What is asked: Write the material out again in full, word for word. Do not include the pictures.

-- START Information supplied --

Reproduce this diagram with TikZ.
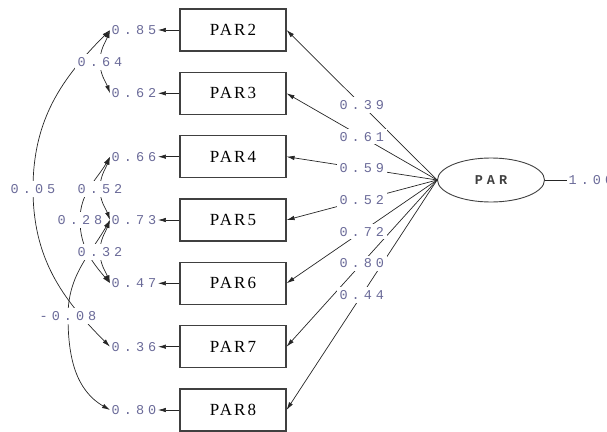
\documentclass[tikz,border=0pt]{standalone}
\usepackage{fontspec}
\usetikzlibrary{arrows.meta,shapes.geometric}
\newfontfamily\numfont[LetterSpace=30]{Liberation Mono}
\newfontfamily\boxfont[LetterSpace=12]{Liberation Serif}
\definecolor{numcol}{rgb}{0.42,0.42,0.6}
\tikzset{
  obs/.style={draw=black!75, line width=1.1pt, minimum width=106pt, minimum height=42pt, inner sep=0pt, font=\boxfont\fontsize{17}{19}\selectfont},
  err/.style={text=numcol, font=\numfont\fontsize{13.5}{15}\selectfont, inner sep=1.5pt},
  lab/.style={err, fill=white, inner sep=3pt},
  tipa/.tip={Latex[length=8pt,width=4.5pt]},
  arr/.style={-tipa, line width=0.7pt, draw=black!85},
  cov/.style={tipa-tipa, line width=0.7pt, draw=black!85},
}
\begin{document}
\begin{tikzpicture}[x=1pt,y=-1pt]
\useasboundingbox (0,0) rectangle (607,431);
% observed variables and error variances
\foreach \n/\y/\e in {2/30/0.85,3/93.3/0.62,4/156.7/0.66,5/220/0.73,6/283.3/0.47,7/346.7/0.36,8/410/0.80}{
  \node[obs] (P\n) at (233,\y) {PAR\n};
  \node[err] (E\n) at (134,\y) {\e};
  \draw[arr] (P\n.west) -- (E\n.east);
}
% latent variable
\node[ellipse, draw=black!75, line width=0.9pt, minimum width=107pt, minimum height=44pt, inner sep=0pt,
      font=\numfont\fontsize{13.5}{15}\selectfont\bfseries, text=black!75] (F) at (491,180) {PAR};
\node[err, anchor=west] (V) at (567,180) {1.00};
\draw[line width=0.7pt, draw=black!85] (F.east) -- (V.west);
% loadings
\foreach \n in {2,...,8}{
  \draw[arr] (F.west) -- (P\n.east);
}
\path (F.west) -- node[lab]{0.39} (P2.east);
\path (F.west) -- node[lab]{0.61} (P3.east);
\path (F.west) -- node[lab]{0.59} (P4.east);
\path (F.west) -- node[lab]{0.52} (P5.east);
\path (F.west) -- node[lab]{0.72} (P6.east);
\path (F.west) -- node[lab]{0.80} (P7.east);
\path (F.west) -- node[lab]{0.44} (P8.east);
% error covariances
\coordinate (c64) at (100,62);
\coordinate (c05) at (33,189);
\coordinate (c52) at (100,189);
\coordinate (c28) at (80,220);
\coordinate (c32) at (100,252);
\coordinate (c08) at (68,316);
\draw[cov] (E2.west) to[out=250,in=90] (c64) to[out=-90,in=110] (E3.west);
\draw[cov] (E2.west) to[out=225,in=90] (c05) to[out=-90,in=135] (E7.west);
\draw[cov] (E4.west) to[out=250,in=90] (c52) to[out=-90,in=110] (E5.west);
\draw[cov] (E4.west) to[out=240,in=90] (c28) to[out=-90,in=130] (E6.west);
\draw[cov] (E5.west) to[out=250,in=90] (c32) to[out=-90,in=110] (E6.west);
\draw[cov] (E5.west) to[out=240,in=90] (c08) to[out=-90,in=150] (E8.west);
\node[lab] (L64) at (c64) {0.64};
\node[lab] (L05) at (c05) {0.05};
\node[lab] (L52) at (c52) {0.52};
\node[lab, inner xsep=1pt] (L28) at (c28) {0.28};
\node[lab] (L32) at (c32) {0.32};
\node[lab] (L08) at (c08) {-0.08};
\end{tikzpicture}
\end{document}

-- END Information supplied --

Final result:
Reproduce this diagram with TikZ.
\documentclass[tikz,border=0pt]{standalone}
\usepackage{fontspec}
\usetikzlibrary{arrows.meta,shapes.geometric}
\newfontfamily\numfont[LetterSpace=30]{Liberation Mono}
\newfontfamily\boxfont[LetterSpace=12]{Liberation Serif}
\definecolor{numcol}{rgb}{0.42,0.42,0.6}
\tikzset{
  obs/.style={draw=black!75, line width=1.1pt, minimum width=106pt, minimum height=42pt, inner sep=0pt, font=\boxfont\fontsize{17}{19}\selectfont},
  err/.style={text=numcol, font=\numfont\fontsize{13.5}{15}\selectfont, inner sep=1.5pt},
  lab/.style={err, fill=white, inner sep=3pt},
  tipa/.tip={Latex[length=8pt,width=4.5pt]},
  arr/.style={-tipa, line width=0.7pt, draw=black!85},
  cov/.style={tipa-tipa, line width=0.7pt, draw=black!85},
}
\begin{document}
\begin{tikzpicture}[x=1pt,y=-1pt]
\useasboundingbox (0,0) rectangle (607,431);
% observed variables and error variances
\foreach \n/\y/\e in {2/30/0.85,3/93.3/0.62,4/156.7/0.66,5/220/0.73,6/283.3/0.47,7/346.7/0.36,8/410/0.80}{
  \node[obs] (P\n) at (233,\y) {PAR\n};
  \node[err] (E\n) at (134,\y) {\e};
  \draw[arr] (P\n.west) -- (E\n.east);
}
% latent variable
\node[ellipse, draw=black!75, line width=0.9pt, minimum width=107pt, minimum height=44pt, inner sep=0pt,
      font=\numfont\fontsize{13.5}{15}\selectfont\bfseries, text=black!75] (F) at (491,180) {PAR};
\node[err, anchor=west] (V) at (567,180) {1.00};
\draw[line width=0.7pt, draw=black!85] (F.east) -- (V.west);
% loadings
\foreach \n in {2,...,8}{
  \draw[arr] (F.west) -- (P\n.east);
}
\path (F.west) -- node[lab]{0.39} (P2.east);
\path (F.west) -- node[lab]{0.61} (P3.east);
\path (F.west) -- node[lab]{0.59} (P4.east);
\path (F.west) -- node[lab]{0.52} (P5.east);
\path (F.west) -- node[lab]{0.72} (P6.east);
\path (F.west) -- node[lab]{0.80} (P7.east);
\path (F.west) -- node[lab]{0.44} (P8.east);
% error covariances
\coordinate (c64) at (100,62);
\coordinate (c05) at (33,189);
\coordinate (c52) at (100,189);
\coordinate (c28) at (80,220);
\coordinate (c32) at (100,252);
\coordinate (c08) at (68,316);
\draw[cov] (E2.west) to[out=250,in=90] (c64) to[out=-90,in=110] (E3.west);
\draw[cov] (E2.west) to[out=225,in=90] (c05) to[out=-90,in=135] (E7.west);
\draw[cov] (E4.west) to[out=250,in=90] (c52) to[out=-90,in=110] (E5.west);
\draw[cov] (E4.west) to[out=240,in=90] (c28) to[out=-90,in=130] (E6.west);
\draw[cov] (E5.west) to[out=250,in=90] (c32) to[out=-90,in=110] (E6.west);
\draw[cov] (E5.west) to[out=240,in=90] (c08) to[out=-90,in=150] (E8.west);
\node[lab] (L64) at (c64) {0.64};
\node[lab] (L05) at (c05) {0.05};
\node[lab] (L52) at (c52) {0.52};
\node[lab, inner xsep=1pt] (L28) at (c28) {0.28};
\node[lab] (L32) at (c32) {0.32};
\node[lab] (L08) at (c08) {-0.08};
\end{tikzpicture}
\end{document}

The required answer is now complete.